(Dataset entries)

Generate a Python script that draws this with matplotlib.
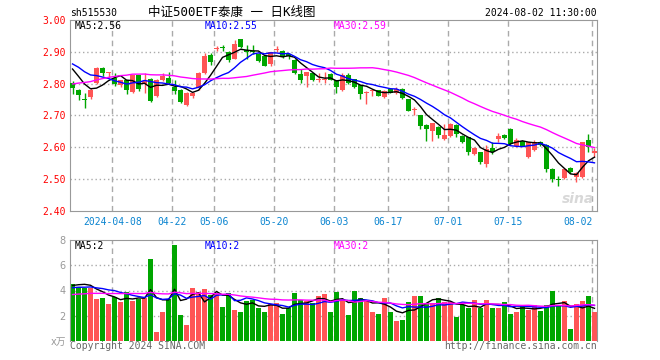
import numpy as np
import matplotlib
matplotlib.use("Agg")
import matplotlib.pyplot as plt

plt.rcParams['font.family'] = ['DejaVu Sans Mono', 'Noto Sans CJK SC']

# daily candles 2024-03-26 .. 2024-08-02 (88 trading days)
opens = [2.803, 2.779, 2.752, 2.758, 2.803, 2.848, 2.833, 2.819, 2.795, 2.811,
         2.775, 2.826, 2.800, 2.815, 2.761, 2.811, 2.817, 2.790, 2.780, 2.732,
         2.760, 2.787, 2.832, 2.890, 2.910, 2.914, 2.900, 2.878, 2.939, 2.905,
         2.903, 2.892, 2.886, 2.862, 2.907, 2.902, 2.893, 2.873, 2.829, 2.824,
         2.832, 2.812, 2.811, 2.829, 2.811, 2.781, 2.826, 2.814, 2.795, 2.770,
         2.777, 2.779, 2.758, 2.782, 2.772, 2.784, 2.751, 2.718, 2.701, 2.670,
         2.652, 2.663, 2.626, 2.636, 2.670, 2.636, 2.631, 2.579, 2.584, 2.548,
         2.597, 2.626, 2.639, 2.657, 2.603, 2.621, 2.569, 2.593, 2.616, 2.607,
         2.532, 2.500, 2.503, 2.534, 2.506, 2.506, 2.623, 2.583]
highs = [2.808, 2.782, 2.772, 2.786, 2.852, 2.853, 2.836, 2.834, 2.812, 2.813,
         2.828, 2.828, 2.834, 2.817, 2.815, 2.834, 2.837, 2.810, 2.782, 2.774,
         2.775, 2.836, 2.895, 2.895, 2.918, 2.923, 2.902, 2.938, 2.941, 2.923,
         2.923, 2.896, 2.888, 2.901, 2.918, 2.905, 2.896, 2.878, 2.845, 2.838,
         2.834, 2.834, 2.837, 2.834, 2.813, 2.835, 2.834, 2.816, 2.797, 2.777,
         2.782, 2.781, 2.779, 2.784, 2.790, 2.786, 2.752, 2.728, 2.703, 2.672,
         2.678, 2.668, 2.673, 2.675, 2.673, 2.638, 2.633, 2.600, 2.586, 2.607,
         2.616, 2.645, 2.641, 2.660, 2.628, 2.623, 2.618, 2.623, 2.621, 2.609,
         2.534, 2.511, 2.535, 2.537, 2.522, 2.618, 2.641, 2.597]
lows = [2.769, 2.749, 2.724, 2.751, 2.800, 2.824, 2.822, 2.793, 2.790, 2.767,
        2.772, 2.778, 2.772, 2.743, 2.758, 2.808, 2.799, 2.767, 2.739, 2.730,
        2.755, 2.780, 2.831, 2.860, 2.902, 2.902, 2.869, 2.876, 2.913, 2.876,
        2.892, 2.868, 2.855, 2.857, 2.899, 2.881, 2.876, 2.830, 2.803, 2.790,
        2.808, 2.805, 2.803, 2.811, 2.772, 2.778, 2.800, 2.786, 2.751, 2.737,
        2.761, 2.760, 2.755, 2.770, 2.768, 2.752, 2.713, 2.701, 2.657, 2.621,
        2.621, 2.628, 2.624, 2.634, 2.632, 2.614, 2.576, 2.576, 2.548, 2.537,
        2.579, 2.616, 2.626, 2.608, 2.600, 2.603, 2.567, 2.590, 2.603, 2.522,
        2.490, 2.480, 2.501, 2.520, 2.490, 2.504, 2.586, 2.569]
closes = [2.786, 2.765, 2.750, 2.779, 2.850, 2.834, 2.834, 2.798, 2.810, 2.780,
          2.826, 2.782, 2.808, 2.746, 2.813, 2.824, 2.801, 2.777, 2.743, 2.772,
          2.770, 2.834, 2.886, 2.869, 2.912, 2.912, 2.874, 2.926, 2.916, 2.899,
          2.901, 2.871, 2.857, 2.899, 2.910, 2.884, 2.888, 2.834, 2.810, 2.837,
          2.811, 2.814, 2.815, 2.813, 2.790, 2.827, 2.803, 2.790, 2.767, 2.772,
          2.781, 2.762, 2.777, 2.772, 2.782, 2.754, 2.715, 2.721, 2.668, 2.657,
          2.676, 2.639, 2.639, 2.673, 2.642, 2.616, 2.586, 2.597, 2.555, 2.595,
          2.586, 2.636, 2.628, 2.610, 2.623, 2.605, 2.616, 2.618, 2.607, 2.532,
          2.499, 2.498, 2.532, 2.522, 2.519, 2.616, 2.600, 2.588]
# volume, 万手
volumes = [4.49, 4.30, 4.22, 4.22, 3.36, 3.44, 2.96, 3.49, 3.12, 3.87,
           3.20, 3.36, 3.41, 6.50, 0.73, 2.31, 3.33, 7.64, 2.02, 1.29,
           4.17, 3.92, 4.09, 3.68, 3.76, 2.72, 3.84, 2.47, 2.31, 3.20,
           3.28, 2.63, 2.31, 2.90, 3.01, 2.15, 2.63, 3.84, 3.23, 3.20,
           2.98, 3.60, 3.71, 2.31, 3.85, 3.28, 2.07, 4.00, 3.44, 3.23,
           2.31, 2.15, 3.44, 2.31, 1.59, 1.67, 3.12, 3.60, 3.53, 3.04,
           3.04, 3.44, 3.12, 3.12, 1.91, 2.88, 2.64, 3.28, 2.64, 3.28,
           2.64, 2.64, 3.12, 2.15, 2.31, 2.88, 2.48, 2.88, 2.40, 2.88,
           3.93, 2.80, 3.20, 0.94, 2.96, 3.20, 3.53, 2.31]

# days before the window, only used to warm up the moving averages
prior_closes = [2.68, 2.69, 2.70, 2.69, 2.71, 2.72, 2.71, 2.73, 2.74, 2.73,
                2.78, 2.80, 2.81, 2.83, 2.82, 2.84, 2.83, 2.85, 2.84, 2.85,
                2.87, 2.89, 2.88, 2.87, 2.88, 2.88, 2.87, 2.854, 2.84]
prior_volumes = [3.2, 3.6, 3.0, 3.5, 3.3, 3.8, 3.1, 3.4, 3.6, 3.2,
                 3.5, 3.3, 3.7, 3.4, 3.2, 3.6, 3.5, 3.3, 3.4, 3.6,
                 3.9, 4.2, 4.0, 4.1, 4.0, 4.0, 4.06, 4.6, 4.84]

tick_idx = [7, 17, 24, 34, 44, 53, 63, 73, 87]
tick_labels = ['2024-04-08', '04-22', '05-06', '05-20', '06-03',
               '06-17', '07-01', '07-15', '08-02']

RED = '#ff5555'
GREEN = '#00a600'
GRID = '#aaaaaa'
W, H = 660, 360


def moving_avg(prior, values, n):
    full = np.concatenate([prior, values])
    out = np.convolve(full, np.ones(n) / n, mode='valid')
    return out[-len(values):]


o, h, l, c = (np.array(a) for a in (opens, highs, lows, closes))
vol = np.array(volumes)
x = np.arange(len(c))
colors = np.where(c >= o, RED, GREEN)

fig = plt.figure(figsize=(W / 100, H / 100), dpi=100)
ax = fig.add_axes([70 / W, 1 - 211 / H, 527 / W, 191 / H])
axv = fig.add_axes([70 / W, 1 - 341 / H, 527 / W, 101 / H])

gx = np.array(tick_idx) - 0.35
for a in (ax, axv):
    a.set_xlim(-0.42, 87.42)
    for g in gx:
        a.axvline(g, color=GRID, lw=1, ls=(0, (4, 3)), zorder=0)
    for s in a.spines.values():
        s.set_color('#999999')
    a.tick_params(length=0)
axv.spines['bottom'].set_visible(False)

# ---- price panel
ax.set_ylim(2.40, 3.00)
for p in (2.5, 2.6, 2.7, 2.8, 2.9):
    ax.axhline(p, color=GRID, lw=1, ls=(0, (1, 2)), zorder=0)
ax.vlines(x, l, h, colors=colors, lw=1, zorder=2)
body = np.maximum(np.abs(c - o), 0.003)
ax.bar(x, body, bottom=np.minimum(o, c), width=0.8, color=colors, lw=0, zorder=3)
ax.plot(x, moving_avg(prior_closes, c, 5), color='black', lw=1, zorder=4)
ax.plot(x, moving_avg(prior_closes, c, 10), color='blue', lw=1, zorder=4)
ax.plot(x, moving_avg(prior_closes, c, 30), color='magenta', lw=1, zorder=4)

ax.set_yticks([2.4, 2.5, 2.6, 2.7, 2.8, 2.9, 3.0])
ax.set_yticklabels([f'{v:.2f}' for v in ax.get_yticks()], color='red', fontsize=7)
ax.tick_params(axis='y', pad=3)
ax.set_xticks(gx)
ax.set_xticklabels(tick_labels, color='#0a84d0', fontsize=7)
ax.tick_params(axis='x', pad=4.5)
ax.get_xticklabels()[-1].set_ha('right')

ax.text(5 / 527, 1 - 6 / 191, 'MA5:2.56', transform=ax.transAxes, fontsize=7, va='center')
ax.text(135 / 527, 1 - 6 / 191, 'MA10:2.55', transform=ax.transAxes, fontsize=7,
        va='center', color='blue')
ax.text(264 / 527, 1 - 6 / 191, 'MA30:2.59', transform=ax.transAxes, fontsize=7,
        va='center', color='magenta')
ax.text(0.995, 0.04, 'sina', transform=ax.transAxes, fontsize=10, ha='right',
        color='#d8d8d8', fontweight='bold', style='italic', family='DejaVu Sans')

# ---- volume panel
axv.set_ylim(0, 8)
for p in (2, 4, 6):
    axv.axhline(p, color=GRID, lw=1, ls=(0, (1, 2)), zorder=0)
axv.bar(x, vol, width=0.8, color=colors, lw=0, zorder=2)
axv.plot(x, moving_avg(prior_volumes, vol, 5), color='black', lw=1, zorder=4)
axv.plot(x, moving_avg(prior_volumes, vol, 10), color='blue', lw=1, zorder=4)
axv.plot(x, moving_avg(prior_volumes, vol, 30), color='magenta', lw=1, zorder=4)
axv.set_xticks(gx)
axv.set_xticklabels([])
axv.set_yticks([0, 2, 4, 6, 8])
axv.set_yticklabels(['x万', '2', '4', '6', '8'], color='#999999', fontsize=7,
                    family=['DejaVu Sans', 'Noto Sans CJK SC'])
axv.tick_params(axis='y', pad=3)

axv.text(5 / 527, 1 - 6 / 101, 'MA5:2', transform=axv.transAxes, fontsize=7, va='center')
axv.text(135 / 527, 1 - 6 / 101, 'MA10:2', transform=axv.transAxes, fontsize=7,
         va='center', color='blue')
axv.text(264 / 527, 1 - 6 / 101, 'MA30:2', transform=axv.transAxes, fontsize=7,
         va='center', color='magenta')

# ---- header / footer
fig.text(70 / W, 1 - 13 / H, 'sh515530', fontsize=7, va='center')
fig.text(232 / W, 1 - 12 / H, '中证500ETF泰康 一 日K线图', fontsize=9, va='center', ha='center')
fig.text(597 / W, 1 - 13 / H, '2024-08-02 11:30:00', fontsize=7, va='center', ha='right')
fig.text(70 / W, 1 - 346 / H, 'Copyright 2024 SINA.COM', fontsize=7, va='center', color='#666666')
fig.text(597 / W, 1 - 346 / H, 'http://finance.sina.com.cn', fontsize=7, va='center',
         ha='right', color='#666666')

fig.savefig('out.png', dpi=100)
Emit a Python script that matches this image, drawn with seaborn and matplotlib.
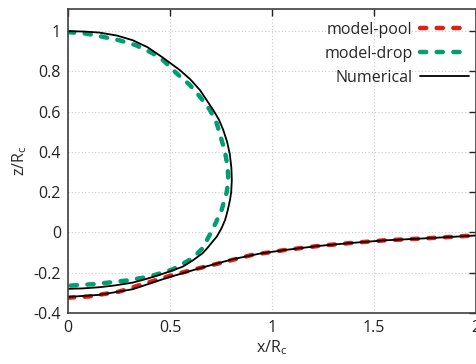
import matplotlib
matplotlib.use("Agg")
import matplotlib.pyplot as plt
import seaborn as sns

# Numerical drop shape (x/Rc, z/Rc)
num_drop_x = [0, 0.08, 0.153, 0.24, 0.317, 0.39, 0.46, 0.549, 0.60, 0.647, 0.712, 0.74,
              0.761, 0.78, 0.793, 0.801, 0.803, 0.80, 0.794, 0.783, 0.77, 0.752, 0.729,
              0.709, 0.685, 0.66, 0.61, 0.562, 0.50, 0.448, 0.38, 0.317, 0.23, 0.153, 0.07, 0]
num_drop_z = [1.0, 0.998, 0.993, 0.978, 0.955, 0.92, 0.872, 0.806, 0.76, 0.707, 0.608, 0.56,
              0.509, 0.45, 0.39, 0.32, 0.26, 0.20, 0.161, 0.11, 0.062, 0.02, -0.021,
              -0.045, -0.075, -0.103, -0.14, -0.17, -0.193, -0.211, -0.232, -0.249, -0.263,
              -0.272, -0.278, -0.28]

# Numerical pool shape
num_pool_x = [0, 0.153, 0.317, 0.48, 0.644, 0.807, 0.94, 1.064, 1.227, 1.39, 1.554,
              1.717, 1.88, 2.0]
num_pool_z = [-0.32, -0.31, -0.282, -0.227, -0.178, -0.133, -0.105, -0.087, -0.067,
              -0.052, -0.039, -0.031, -0.022, -0.015]

# model-drop
mdrop_x = [0, 0.088, 0.17, 0.25, 0.333, 0.415, 0.467, 0.533, 0.598, 0.647, 0.696, 0.729,
           0.753, 0.77, 0.783, 0.786, 0.778, 0.753, 0.712, 0.66, 0.611, 0.514, 0.40,
           0.284, 0.137, 0.023, 0]
mdrop_z = [0.995, 0.988, 0.972, 0.955, 0.93, 0.89, 0.855, 0.79, 0.732, 0.674, 0.608,
           0.542, 0.459, 0.40, 0.32, 0.26, 0.20, 0.112, 0.021, -0.078, -0.128, -0.183,
           -0.219, -0.239, -0.256, -0.263, -0.265]

# model-pool
mpool_x = [0, 0.1, 0.25, 0.35, 0.497, 0.62, 0.742, 0.9, 1.064, 1.227, 1.39, 1.554,
           1.717, 1.88, 2.0]
mpool_z = [-0.324, -0.318, -0.294, -0.262, -0.216, -0.183, -0.153, -0.112, -0.087,
           -0.067, -0.052, -0.039, -0.031, -0.022, -0.014]

sns.set_theme(style="white")
plt.rcParams['font.family'] = ['Open Sans', 'DejaVu Sans']
plt.rcParams['mathtext.fontset'] = 'custom'
plt.rcParams['mathtext.rm'] = 'Open Sans'

fig = plt.figure(figsize=(4.77, 3.64), dpi=100)
ax = fig.add_axes([68/477, 1-313/364, (476-68)/477, (313-9)/364])

red = "#e51e10"
green = "#009e73"
dash = (1.4, 2.35)
fs = 11.5

sns.lineplot(x=mpool_x, y=mpool_z, sort=False, estimator=None, ax=ax, color=red,
             lw=3.2, label="model-pool")
ax.lines[-1].set_dashes(dash)
ax.lines[-1].set_dash_capstyle('round')
sns.lineplot(x=mdrop_x, y=mdrop_z, sort=False, estimator=None, ax=ax, color=green,
             lw=3.2, label="model-drop")
ax.lines[-1].set_dashes(dash)
ax.lines[-1].set_dash_capstyle('round')
sns.lineplot(x=num_drop_x, y=num_drop_z, sort=False, estimator=None, ax=ax, color="black",
             lw=1.3, label="Numerical")
sns.lineplot(x=num_pool_x, y=num_pool_z, sort=False, estimator=None, ax=ax, color="black",
             lw=1.3)

ax.set_xlim(0, 2)
ax.set_ylim(-0.4, 1.11)
ax.set_xticks([0, 0.5, 1, 1.5, 2])
ax.set_xticklabels(["0", "0.5", "1", "1.5", "2"])
ax.set_yticks([-0.4, -0.2, 0, 0.2, 0.4, 0.6, 0.8, 1])
ax.set_yticklabels(["-0.4", "-0.2", "0", "0.2", "0.4", "0.6", "0.8", "1"])
ax.grid(True, color="#cccccc", linestyle=(0, (1, 2)), lw=0.8)
ax.tick_params(direction="in", length=5, width=1, top=True, right=True,
               labelsize=fs, colors="#222222", pad=5)
for s in ax.spines.values():
    s.set_color("#404040")
    s.set_linewidth(1.2)
ax.set_xlabel(r"x/R$_\mathrm{c}$", fontsize=fs, labelpad=2)
ax.set_ylabel(r"z/R$_\mathrm{c}$", fontsize=fs, labelpad=3)

h, l = ax.get_legend_handles_labels()
leg = ax.legend(h, l, loc="upper right", bbox_to_anchor=(1.015, 1.0), frameon=False,
                markerfirst=False, fontsize=fs, handlelength=3.1, handletextpad=0.45,
                labelspacing=0.5, borderaxespad=0.4)
for t in leg.get_texts():
    t.set_ha("right")

fig.savefig("out.png", dpi=100)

Exercise aim:
Transcribe only the lines above that start at the line containing "Emit a Python" and end at the line containing "-0.052, -0.039, -0.031, -0.022, -0.015]". Omit pictures.

Solved problem:
Emit a Python script that matches this image, drawn with seaborn and matplotlib.
import matplotlib
matplotlib.use("Agg")
import matplotlib.pyplot as plt
import seaborn as sns

# Numerical drop shape (x/Rc, z/Rc)
num_drop_x = [0, 0.08, 0.153, 0.24, 0.317, 0.39, 0.46, 0.549, 0.60, 0.647, 0.712, 0.74,
              0.761, 0.78, 0.793, 0.801, 0.803, 0.80, 0.794, 0.783, 0.77, 0.752, 0.729,
              0.709, 0.685, 0.66, 0.61, 0.562, 0.50, 0.448, 0.38, 0.317, 0.23, 0.153, 0.07, 0]
num_drop_z = [1.0, 0.998, 0.993, 0.978, 0.955, 0.92, 0.872, 0.806, 0.76, 0.707, 0.608, 0.56,
              0.509, 0.45, 0.39, 0.32, 0.26, 0.20, 0.161, 0.11, 0.062, 0.02, -0.021,
              -0.045, -0.075, -0.103, -0.14, -0.17, -0.193, -0.211, -0.232, -0.249, -0.263,
              -0.272, -0.278, -0.28]

# Numerical pool shape
num_pool_x = [0, 0.153, 0.317, 0.48, 0.644, 0.807, 0.94, 1.064, 1.227, 1.39, 1.554,
              1.717, 1.88, 2.0]
num_pool_z = [-0.32, -0.31, -0.282, -0.227, -0.178, -0.133, -0.105, -0.087, -0.067,
              -0.052, -0.039, -0.031, -0.022, -0.015]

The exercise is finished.